Live Fedora start page proposal

seth vidal skvidal at fedoraproject.org
Tue Aug 28 14:15:38 UTC 2007


On Tue, 2007-08-28 at 10:07 -0400, Donald Fischer wrote:
> Hi,
> 
> Here's why I think this simple change makes sense:
> 
>  * More useful to users.  The vast majority of the time when Fedora
> users are launching a new browser, they're looking to do something on
> the web, not to read the operating system release notes.  Thus, we've
> proposed to put search front-and-center.

Isn't the search already on the search bar that defaults in firefox?
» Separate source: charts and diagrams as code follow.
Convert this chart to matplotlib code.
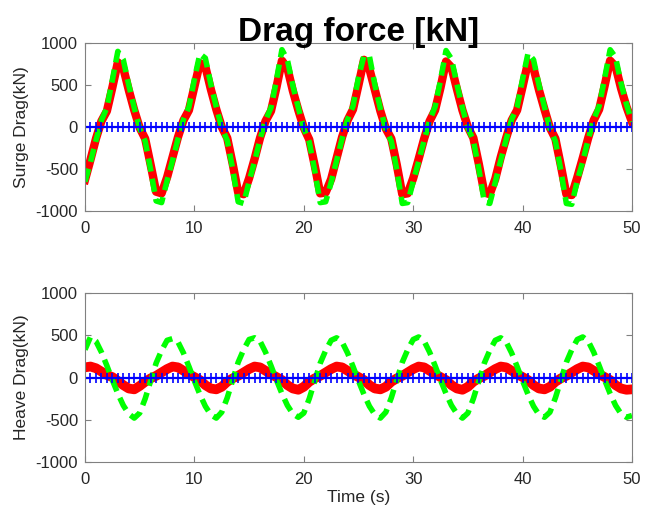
import numpy as np
import matplotlib
matplotlib.use("Agg")
import matplotlib.pyplot as plt

# sample times (s), 0.5 s step
time = np.arange(0, 50.01, 0.5)

# surge drag (kN)
surge_red = [
    -630, -390, -140, 70, 190, 470, 770, 700, 440, 200, -10, -140, -450, -770, -790,
    -600, -360, -120, 80, 200, 480, 760, 720, 450, 210, 0, -130, -440, -780, -800,
    -610, -380, -130, 70, 190, 470, 790, 700, 430, 200, -10, -150, -460, -790, -780,
    -620, -370, -120, 80, 210, 500, 800, 690, 440, 190, -20, -140, -450, -800, -790,
    -610, -380, -140, 70, 200, 470, 780, 710, 450, 200, 0, -130, -440, -780, -800,
    -620, -360, -130, 80, 200, 480, 770, 700, 440, 210, -10, -140, -460, -800, -810,
    -600, -370, -130, 80, 210, 490, 790, 720, 460, 240, 60,
]
surge_green = [
    -650, -420, -160, 80, 230, 560, 900, 800, 500, 230, -20, -170, -510, -880, -900,
    -640, -400, -140, 90, 240, 570, 870, 820, 510, 240, -10, -160, -500, -890, -910,
    -650, -410, -150, 80, 230, 560, 920, 800, 490, 230, -20, -180, -520, -900, -890,
    -660, -400, -140, 90, 250, 590, 850, 840, 500, 220, -30, -170, -510, -910, -900,
    -650, -410, -160, 80, 240, 560, 910, 810, 510, 230, -10, -160, -500, -890, -910,
    -660, -400, -150, 90, 240, 570, 880, 800, 500, 240, -20, -170, -520, -910, -920,
    -640, -410, -150, 90, 250, 580, 920, 830, 520, 270, 60,
]

# heave drag (kN)
heave_red = [
    120, 130, 110, 70, 30, 5, -40, -90, -130, -140, -100, -50, -10, 20, 60,
    100, 130, 120, 80, 40, 5, -30, -90, -130, -140, -110, -50, -10, 20, 60,
    100, 130, 120, 80, 40, 5, -30, -90, -130, -145, -110, -50, -10, 20, 60,
    100, 130, 120, 80, 40, 5, -30, -90, -130, -140, -110, -50, -10, 20, 60,
    100, 130, 120, 80, 40, 5, -30, -90, -130, -145, -110, -50, -10, 20, 60,
    100, 130, 120, 80, 40, 5, -30, -90, -130, -140, -110, -50, -10, 20, 60,
    100, 130, 120, 80, 40, 5, -30, -90, -130, -145, -140,
]
heave_green = [
    330,
    480, 430, 300, 140, -30, -190, -330, -430, -480, -420, -250, -40, 170, 320, 440,
    460, 420, 290, 130, -40, -200, -340, -440, -480, -410, -240, -30, 180, 330, 450,
    470, 430, 300, 140, -30, -190, -330, -430, -470, -420, -250, -40, 170, 320, 440,
    470, 420, 290, 130, -40, -200, -340, -440, -480, -410, -240, -30, 180, 330, 450,
    480, 430, 300, 140, -30, -190, -330, -430, -480, -420, -250, -40, 170, 320, 440,
    470, 420, 290, 130, -40, -200, -340, -440, -470, -410, -240, -30, 180, 330, 450,
    480, 430, 300, 140, -30, -190, -330, -430, -470, -450,
]
# third series sits on zero the whole time
blue_zero = [0.0] * 101

y_ticks = [-1000, -500, 0, 500, 1000]
x_ticks = [0, 10, 20, 30, 40, 50]

plt.rcParams["font.family"] = ["Liberation Sans", "DejaVu Sans"]
plt.rcParams["axes.unicode_minus"] = False
text_col = "#262626"
edge_col = "#808080"

fig = plt.figure(figsize=(6.46, 5.21), dpi=100)
ax1 = fig.add_axes([0.1316, 0.595, 0.8467, 0.3225])
ax2 = fig.add_axes([0.1316, 0.1132, 0.8467, 0.3244])


def draw(ax, red, green, red_lw, ylabel):
    ax.plot(time, red, color="#ff0000", lw=red_lw)
    ax.plot(time, green, color="#00ff00", lw=4.0, linestyle=(0, (2.4, 1.3)))
    ax.plot(time, blue_zero, color="#0000ff", lw=1.6, marker="+", ms=6.5, mew=1.2)
    ax.set_xlim(0, 50)
    ax.set_ylim(-1000, 1000)
    ax.set_xticks(x_ticks)
    ax.set_yticks(y_ticks)
    ax.tick_params(direction="in", top=True, right=True, length=4, width=0.8,
                   colors=edge_col, labelcolor=text_col, labelsize=12)
    ax.tick_params(axis="x", pad=7)
    ax.tick_params(axis="y", pad=5)
    for s in ax.spines.values():
        s.set_color(edge_col)
        s.set_linewidth(0.8)
    ax.set_ylabel(ylabel, fontsize=12.5, color=text_col, labelpad=5)


draw(ax1, surge_red, surge_green, 6.0, "Surge Drag(kN)")
draw(ax2, heave_red, heave_green, 7.0, "Heave Drag(kN)")
ax2.set_xlabel("Time (s)", fontsize=12.5, color=text_col, labelpad=2)

fig.text(0.555, 1 - 41 / 521, "Drag force [kN]", ha="center", va="baseline",
         fontsize=24, fontweight="bold", color="black")

fig.savefig("out.png", dpi=100)
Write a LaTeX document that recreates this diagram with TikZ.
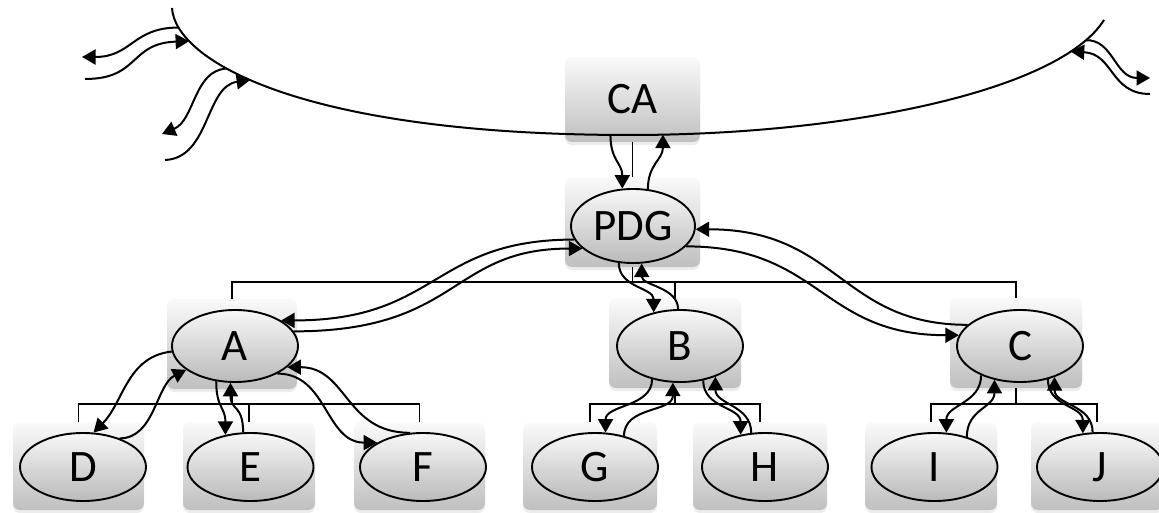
\documentclass[tikz,border=0pt]{standalone}
\usepackage{fontspec}
\setmainfont{Carlito}
\usetikzlibrary{arrows.meta,shapes.geometric,shadows,calc}
\begin{document}
\begin{tikzpicture}[x=1pt,y=-1pt,
  boxsty/.style={rectangle, rounded corners=7pt, top color=black!2, bottom color=black!25, draw=none, inner sep=0pt,
     drop shadow={opacity=0.15, shadow xshift=0pt, shadow yshift=-3pt}},
  upbox/.style={boxsty, minimum width=132pt, minimum height=90pt},
  lowbox/.style={boxsty, minimum width=132pt, minimum height=88pt},
  elli/.style={ellipse, draw, line width=1.9pt, top color=black!3, bottom color=black!27, inner sep=0pt,
     minimum width=126pt, minimum height=72pt, font=\fontsize{45}{50}\selectfont},
  lowelli/.style={elli, minimum height=68pt},
  lin/.style={line width=2pt},
  tree/.style={line width=1.9pt},
  arr/.style={line width=2pt, -{Triangle[length=13.5pt,width=15pt]}}
]
\useasboundingbox (0,0) rectangle (1159,513);
\fill[white] (0,0) rectangle (1159,513);

% background boxes
\node[boxsty, minimum width=135pt, minimum height=85pt, font=\fontsize{45}{50}\selectfont] (CA) at (632.5,99.5) {CA};
\node[boxsty, minimum width=135pt, minimum height=90pt] (PDGbox) at (632.5,222) {};
\node[upbox, minimum width=130pt] (Abox) at (232,344) {};
\node[upbox] (Bbox) at (675,343) {};
\node[upbox] (Cbox) at (1016,343) {};
\node[lowbox, minimum width=131pt] (Dbox) at (78.5,466) {};
\node[lowbox] (Ebox) at (249,466) {};
\node[lowbox, minimum width=131pt] (Fbox) at (419.5,466) {};
\node[lowbox, minimum width=134pt] (Gbox) at (590,466) {};
\node[lowbox, minimum width=134pt] (Hbox) at (760,466) {};
\node[lowbox] (Ibox) at (931,466) {};
\node[lowbox] (Jbox) at (1097,466) {};

% big arc
\draw[lin] (172,8) .. controls (175,60) and (300,135) .. (630,135)
   coordinate[pos=0.12] (arcA1) coordinate[pos=0.20] (arcA2)
   coordinate[pos=0.36] (arcB1) coordinate[pos=0.43] (arcB2)
   coordinate[pos=0.98] (arcCA1)
   .. controls (850,135) and (1060,90) .. (1104,20)
   coordinate[pos=0.05] (arcCA2) coordinate[pos=0.84] (arcR2) coordinate[pos=0.90] (arcR1);

% tree connectors
\draw[tree] (CA.south) -- (PDGbox.north);
\draw[tree] (PDGbox.south) -- ++(0,15) coordinate (pj);
\draw[tree] (Abox.north) |- (pj) -| (Cbox.north);
\draw[tree] (Bbox.north) |- (pj);
\draw[tree] (Abox.south) -- ++(0,15) coordinate (aj);
\draw[tree] (Dbox.north) |- (aj) -| (Fbox.north);
\draw[tree] (Ebox.north) |- (aj);
\draw[tree] (Bbox.south) -- ++(0,16) coordinate (bj);
\draw[tree] (Gbox.north) |- (bj) -| (Hbox.north);
\draw[tree] (Cbox.south) -- ++(0,16) coordinate (cj);
\draw[tree] (Ibox.north) |- (cj) -| (Jbox.north);

% ellipses
\node[elli, minimum width=124pt, minimum height=74pt] (PDG) at (633,226) {PDG};
\node[elli] (A) at (235,346) {A};
\node[elli] (B) at (680,346) {B};
\node[elli] (C) at (1020,346) {C};
\node[lowelli] (D) at (83,467) {D};
\node[lowelli] (E) at (250.5,467) {E};
\node[lowelli] (F) at (423,467) {F};
\node[lowelli] (G) at (595,467) {G};
\node[lowelli] (H) at (765,467) {H};
\node[lowelli] (I) at (934.5,467) {I};
\node[lowelli] (J) at (1100,467) {J};

% free ends of the outer arrows
\coordinate (fA1) at (82,57);
\coordinate (fA2) at (85,79);
\coordinate (fB1) at (162,134);
\coordinate (fB2) at (165,160);
\coordinate (fR1) at (1150,78);
\coordinate (fR2) at (1150,94);

% arrows at the arc
\draw[arr] (arcA1) .. controls +(-46,0) and +(50,0) .. (fA1);
\draw[arr] (fA2) .. controls +(55,0) and +(-60,2) .. (arcA2);
\draw[arr] (arcB1) .. controls +(-33,2) and +(33,-14) .. (fB1);
\draw[arr] (fB2) .. controls +(45,-2) and +(-45,6) .. (arcB2);
\draw[arr] (arcR1) .. controls +(27,-1) and +(-35,0) .. (fR1);
\draw[arr] (fR2) .. controls +(-40,0) and +(43,2) .. (arcR2);

% CA <-> PDG
\draw[arr] (arcCA1) .. controls +(0,26) and +(0,-26) .. (PDG.106);
\draw[arr] (PDG.68) .. controls +(0,-25) and +(0,25) .. (arcCA2);

% PDG <-> A, B, C
\draw[arr] (PDG.193) .. controls +(-143,0) and +(158,0) .. (A.29);
\draw[arr] (A.14) .. controls +(167,0) and +(-133,0) .. (PDG.204);
\draw[arr] (PDG.249) .. controls +(0,25) and +(0,-25) .. (B.128);
\draw[arr] (B.93) .. controls +(0,-22) and +(0,22) .. (PDG.283);
\draw[arr] (PDG.339) .. controls +(135,0) and +(-138,0) .. (C.170);
\draw[arr] (C.158) .. controls +(-127,0) and +(143,0) .. (PDG.357);

% A <-> D, E, F
\draw[arr] (A.185) .. controls +(-45,5) and +(30,-30) .. (D.73);
\draw[arr] (D.38) .. controls +(35,0) and +(-30,15) .. (A.206);
\draw[arr] (A.242) .. controls +(0,27) and +(0,-28) .. (E.128);
\draw[arr] (E.102) .. controls +(0,-28) and +(0,28) .. (A.263);
\draw[arr] (A.327) .. controls +(50,0) and +(-52,0) .. (F.152);
\draw[arr] (F.111) .. controls +(-65,0) and +(60,0) .. (A.338);

% B <-> G, H
\draw[arr] (B.230) .. controls +(0,28) and +(0,-28) .. (G.73);
\draw[arr] (G.47) .. controls +(0,-30) and +(0,30) .. (B.259);
\draw[arr] (B.304) .. controls +(0,28) and +(0,-28) .. (H.127);
\draw[arr] (H.112) .. controls +(0,-28) and +(0,28) .. (B.319);

% C <-> I, J
\draw[arr] (C.217) .. controls +(0,28) and +(0,-28) .. (I.71);
\draw[arr] (I.43) .. controls +(0,-28) and +(0,28) .. (C.233);
\draw[arr] (C.310) .. controls +(0,28) and +(0,-28) .. (J.117);
\draw[arr] (J.102) .. controls +(0,-28) and +(0,28) .. (C.318);
\end{tikzpicture}
\end{document}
>  * Fedora-tuned search features.  For example, we can make it easy to
> search for Creative Commons licensed content, a feature that should be
> especially interesting and relevant to Fedora users.  Likewise, we
> could make it easy to search within, or highlight results from,
> certain sites likely to be more relevant to Fedora users (such as
> Fedora documentation, user discussion lists, and community forums).

This sounds good.




> To try this out, there's only one small change required in the
> distribution itself, which is to swap the default URL in the browser
> configuration to http://start.fedoraproject.org.  This switch is a
> time-sensitive issue with respect to Test2, since we'd like to field
> this in at least one and ideally two test releases before deciding to
> release it in a final Fedora version.

I'm not trying to be snide but is there a reason you waited until the
eleventh-hour before test2 went out to ask about this?


>  * Internationalization of the hosted start page and search results
> pages is certainly doable, just as with the local release notes.

doable, but not done?


>  * Red Hat will supply the server infrastructure and bandwidth
> required for this project.

Red Hat will? or will fedora's infrastructure provide it? Who will
control it? What, if any, software is required server-side to facilitate
this?


>  * For users without Internet connectivity, we could do something
> fancy to avoid showing an error message, though that would be more
> than upstream Firefox does.  In fact we have prototyped modifications
> to Firefox to achieve this, but our conclusion was that the additional
> complexity is not justified.  Using a web browser without access to
> the web seems to be a corner case and one in which a warning message
> is appropriate!  In the offline case, local release notes would still
> be available from the default bookmarks toolbar.  Tuning offline
> behavior is an area that we could look at further in conjunction with
> the community.

It's not just w/o internet access. It is with limited/controlled
internet access, too. Remember, it's not just the possibility of the
page not loading, it's the possibility of the whole thing stalling out
waiting 2 minutes or more for a dns resolution that ISN'T going to come.